Continuum Hard-Photon K-Shell Yields from Z-Pinch Implosions: Present Status and Scaling to Higher Currents

The use of the recombination continuum for x-ray radiation production in Z pinches has been discussed as an option 1 for generating high yields in the warm photon energy range, ħω > 13 keV. The free-bound continuum emission is an inherently weaker radiation production mechanism than K-shell line emission. But it is challenging, if at all possible, to heat stagnated Z-pinch plasmas with atomic numbers Z A >36 to temperatures ~10 keV needed for efficient K-shell line emission.
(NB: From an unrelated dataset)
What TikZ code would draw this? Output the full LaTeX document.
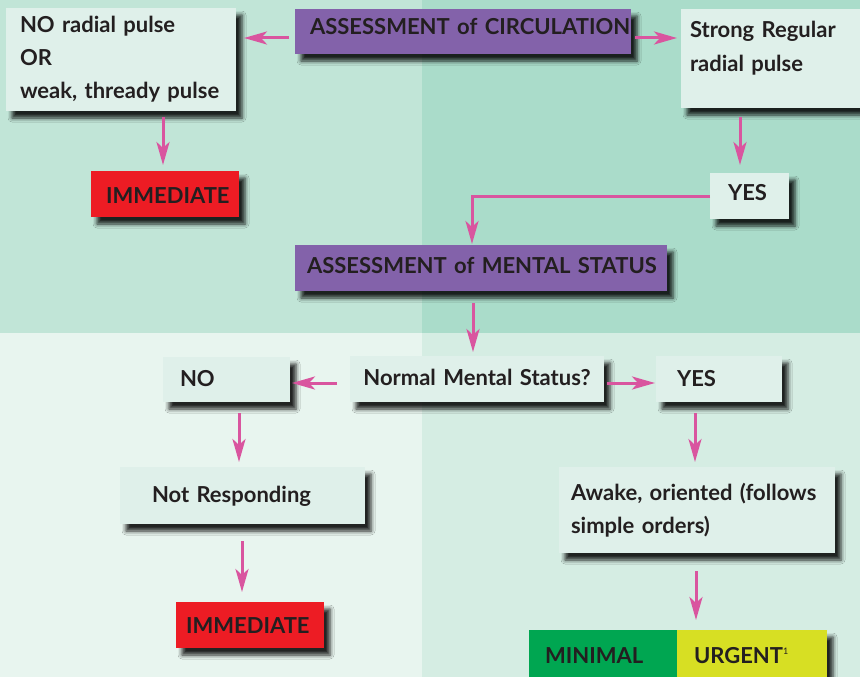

Experiments with argon gas-puffs 2,3 on Decade Quad and pre-refurbishment Z produced up to 10 to 20% of the total K-shell yield in high-energy continuum above the K-edge, 4.4 keV. As the atomic number of the load material increases from Z A =18 (argon) to Z A =26 and 29 (iron and copper, respectively), the scaling factor determining the ratio of the recombination continuum to line K-shell yield increases by a factor of 2 to 3. This indicates a possibility of using wire-array Z-pinch implosions on next-generation pulsed power facilities to produce significant continuum yields in warm photons. Such an option is feasible, provided that stripping substantial fractions of iron and copper ions at stagnation to an H-like state can be demonstrated. We analyze K-shell continuum yields measured in recent Z experiments with argon gas-puff and stainless-steel wire-array loads, with a view of scaling present-day results to higher driver currents.